Kindly let me know I am trying this from two days.

mara · April 9, 2019, 12:02pm

An imperfect, but somewhat workable solution…

I'm using the fill argument of separate() to get all of the files into the same column, despite the fact that the files are at different depths (you could probably extract file names using a regular expression, too, but I'm not that good at them).

Then, for the versions, I'm using a regular expression with str_extract() saying "give me lower-case v followed by numbers" (see more on stringr and regular expressions here).

suppressPackageStartupMessages(library(tidyverse))
library(stringr)

files <- c("Incoming/Amesh_CV_v1.docx",
  "Incoming/Amesh_CV_v2.docx",
  "Incoming/Amesh_CV_v3.docx",
  "Incoming/Amesh_CV_v4.docx",
  "Incoming/Amesh_CV_v6.docx",
  "Incoming/Amesh_Q_v1.docx",
  "Incoming/MIT/Akash_MIT_SoP_v1.docx",
  "Incoming/MIT/Akash_MIT_SoP_v2.docx")

tibble(files) %>%
  separate(files, into = c("lv1", "lv2", "lv3"), sep = "/", fill = "left") %>%
  mutate("version" = str_extract(lv3, regex("v\\d+")))
#> # A tibble: 8 x 4
#>   lv1      lv2      lv3                   version
#>   <chr>    <chr>    <chr>                 <chr>  
#> 1 <NA>     Incoming Amesh_CV_v1.docx      v1     
#> 2 <NA>     Incoming Amesh_CV_v2.docx      v2     
#> 3 <NA>     Incoming Amesh_CV_v3.docx      v3     
#> 4 <NA>     Incoming Amesh_CV_v4.docx      v4     
#> 5 <NA>     Incoming Amesh_CV_v6.docx      v6     
#> 6 <NA>     Incoming Amesh_Q_v1.docx       v1     
#> 7 Incoming MIT      Akash_MIT_SoP_v1.docx v1     
#> 8 Incoming MIT      Akash_MIT_SoP_v2.docx v2

^{Created on 2019-04-09 by the reprex package (v0.2.1)}

Aside: If you do have access to the actual file paths, the fs package has a lot of nice helpers (e.g. is_dir(), is_file()) that could be handy.

Nidha · April 9, 2019, 12:11pm

thank you ma'am but if i have to take this from a dataset or a data frame then i am getting a error as non character argument in r

what to do for this?
Kindly reply.

Nidha · April 9, 2019, 12:11pm

there are 3000 file paths so i cant enter all into R right so how to put entire data in it.\

mara · April 9, 2019, 12:16pm

I can't tell without the exact error message and a sample of the data, but I'm guessing that you don't have stringsAsFactors=FALSE set, and, thus, are trying to do string operations on factors. You can convert this by changing the column in the data frame character with as.character().

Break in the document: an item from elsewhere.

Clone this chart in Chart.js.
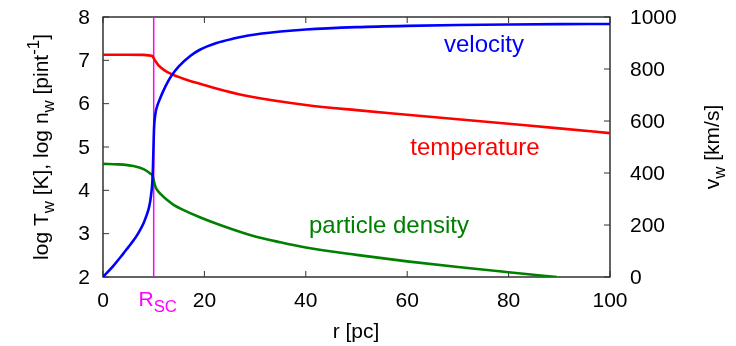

https://stat.ethz.ch/R-manual/R-devel/library/base/html/character.html

mara · April 9, 2019, 12:18pm

This is a separate question, and the answer depends on the file format. There's readLines() in base R, as well as read.csv(), etc. — both of these things can also be done with other packages, such as readr and data.table.

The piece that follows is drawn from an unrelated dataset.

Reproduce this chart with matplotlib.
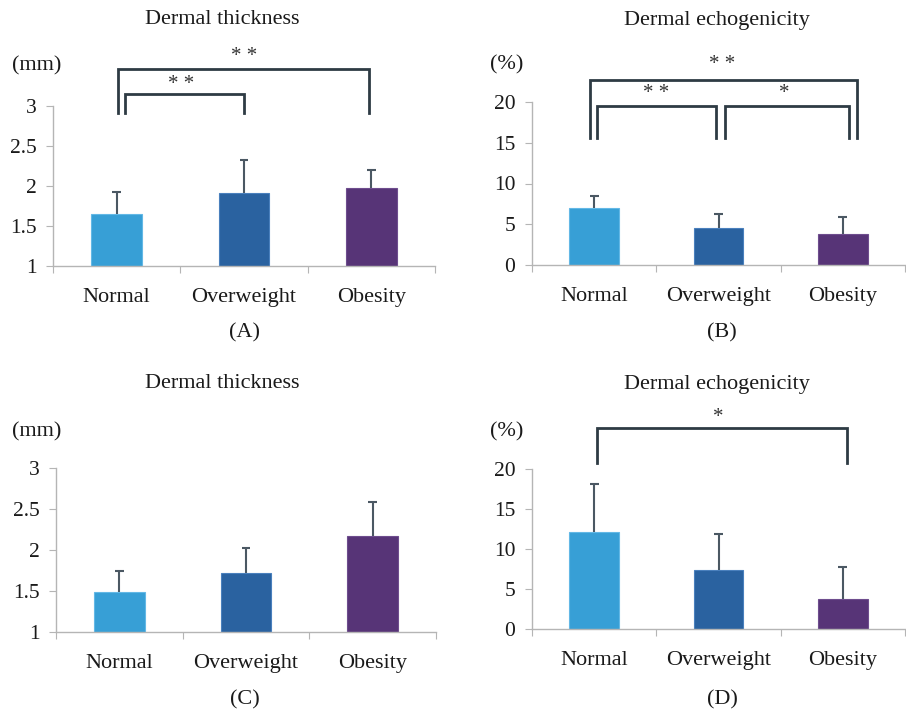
import matplotlib
matplotlib.use("Agg")
import matplotlib.pyplot as plt
import numpy as np

plt.rcParams['font.family'] = ['Liberation Serif', 'DejaVu Serif']

categories = ["Normal", "Overweight", "Obesity"]
colors = ["#379fd6", "#2a62a0", "#573477"]
edge_colors = ["#63b8e6", "#4a80bd", "#6e4d8e"]

# Panel A: dermal thickness (mm)
a_mean = [1.65, 1.91, 1.98]
a_err = [0.27, 0.42, 0.22]
# Panel B: dermal echogenicity (%)
b_mean = [7.0, 4.5, 3.8]
b_err = [1.5, 1.8, 2.1]
# Panel C: dermal thickness (mm)
c_mean = [1.49, 1.72, 2.17]
c_err = [0.26, 0.30, 0.42]
# Panel D: dermal echogenicity (%)
d_mean = [12.1, 7.4, 3.8]
d_err = [6.0, 4.5, 3.9]

W, H = 906, 714
fig = plt.figure(figsize=(W / 100, H / 100), dpi=100)


def px_axes(left, right, top, bottom):
    return fig.add_axes([left / W, 1 - bottom / H, (right - left) / W, (bottom - top) / H])


FS = 16
FSY = 15.5
TXT = "#1a1a1a"
BR = "#2e3b44"
ERR = "#4b5863"


def draw_panel(ax, means, errs, ymin, ymax, step):
    x = np.arange(len(categories))
    ax.bar(x, [m - ymin for m in means], bottom=ymin, width=0.4, color=colors,
           edgecolor=edge_colors, linewidth=0.8, zorder=2)
    tops = [m + e for m, e in zip(means, errs)]
    ax.vlines(x, means, tops, color=ERR, lw=1.5, zorder=3)
    ax.hlines(tops, x - 0.035, x + 0.035, color=ERR, lw=1.5, zorder=3)
    ax.set_xlim(-0.5, 2.5)
    ax.set_ylim(ymin, ymax)
    yt = np.arange(ymin, ymax + step / 2, step)
    ax.set_yticks(yt)
    ax.set_yticklabels([f"{v:g}" for v in yt], fontsize=FSY, color=TXT)
    ax.set_xticks([-0.5, 0.5, 1.5, 2.5])
    ax.set_xticklabels([])
    ax.set_xticks(x, minor=True)
    ax.set_xticklabels(categories, minor=True, fontsize=FS, color=TXT)
    ax.tick_params(axis='x', which='major', length=5, color="#b5b5b5", direction='out')
    ax.tick_params(axis='x', which='minor', length=0, pad=16)
    ax.tick_params(axis='y', length=5, color="#b5b5b5", pad=7)
    for s in ['top', 'right']:
        ax.spines[s].set_visible(False)
    for s in ['left', 'bottom']:
        ax.spines[s].set_color("#b5b5b5")
        ax.spines[s].set_linewidth(1.0)
    return ax


def bracket(ax, x0, x1, ytop, ybot):
    ax.plot([x0, x0, x1, x1], [ybot, ytop, ytop, ybot], color=BR, lw=2.0,
            clip_on=False, solid_joinstyle='miter', zorder=4)


def star(ax, xc, y, s):
    ax.text(xc, y, s, ha='center', va='center', fontsize=15, color="#333333", clip_on=False)


# Panel A
axA = px_axes(53, 435, 106, 266)
draw_panel(axA, a_mean, a_err, 1, 3, 0.5)
bracket(axA, 0.01, 1.98, 3.46, 2.91)
bracket(axA, 0.065, 1.0, 3.15, 2.91)
star(axA, 1.0, 3.62, "* *")
star(axA, 0.51, 3.27, "* *")

# Panel B
axB = px_axes(532, 905, 102, 265)
draw_panel(axB, b_mean, b_err, 0, 20, 5)
bracket(axB, -0.03, 2.11, 22.7, 15.6)
bracket(axB, 0.024, 0.98, 19.5, 15.6)
bracket(axB, 1.05, 2.05, 19.5, 15.6)
star(axB, 1.03, 24.6, "* *")
star(axB, 0.5, 21.0, "* *")
star(axB, 1.53, 21.0, "*")

# Panel C
axC = px_axes(56, 436, 468, 632)
draw_panel(axC, c_mean, c_err, 1, 3, 0.5)

# Panel D
axD = px_axes(532, 905, 469, 629)
draw_panel(axD, d_mean, d_err, 0, 20, 5)
bracket(axD, 0.02, 2.03, 25.1, 20.75)
star(axD, 1.0, 26.5, "*")


def ftext(xp, yp, s, ha='center', fs=FS):
    fig.text(xp / W, 1 - yp / H, s, ha=ha, va='center', fontsize=fs, color=TXT)


ftext(222, 20, "Dermal thickness")
ftext(717, 20, "Dermal echogenicity")
ftext(222, 384, "Dermal thickness")
ftext(717, 384, "Dermal echogenicity")
ftext(37, 66, "(mm)")
ftext(507, 65, "(%)")
ftext(37, 432, "(mm)")
ftext(507, 432, "(%)")
ftext(245, 333, "(A)")
ftext(722, 333, "(B)")
ftext(245, 700, "(C)")
ftext(722, 700, "(D)")

fig.savefig("out.png", dpi=100, facecolor="white")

Nidha · April 9, 2019, 12:39pm

I am getting a error: non character argument in r
there are versions here right:
#> # A tibble: 8 x 4
#> lv1 lv2 lv3 version
#>
#> 1 Incoming Amesh_CV_v1.docx v1
#> 2 Incoming Amesh_CV_v2.docx v2
#> 3 Incoming Amesh_CV_v3.docx v3
#> 4 Incoming Amesh_CV_v4.docx v4
#> 5 Incoming Amesh_CV_v6.docx v6
#> 6 Incoming Amesh_Q_v1.docx v1
#> 7 Incoming MIT Akash_MIT_SoP_v1.docx v1
#> 8 Incoming MIT Akash_MIT_SoP_v2.docx v2

i.e : v1, v2, v3, v4, v6
v5 is missing there so how to extract the missing version
like: Version V5 is missing (i want it to be like this)

I will try what you said
Thank you ma'am

Nidha · April 9, 2019, 1:15pm

files <- data.frame("E:/Review/Angshuman_Baruah", stringsAsFactors = FALSE)
tibble(files) %>%
separate(files, into = c("lv1", "lv2", "lv3"), sep = "/", fill = "left") %>%
mutate("version" = str_extract(lv3, regex("v\d+")))

I am getting this

A tibble: 1 x 4

lv1 lv2 lv3 version

1 E: Review Angshuman_Baruah NA

if i am giving with the dir command then not working

files <- data.frame(dir("E:/Review/Angshuman_Baruah", stringsAsFactors = FALSE))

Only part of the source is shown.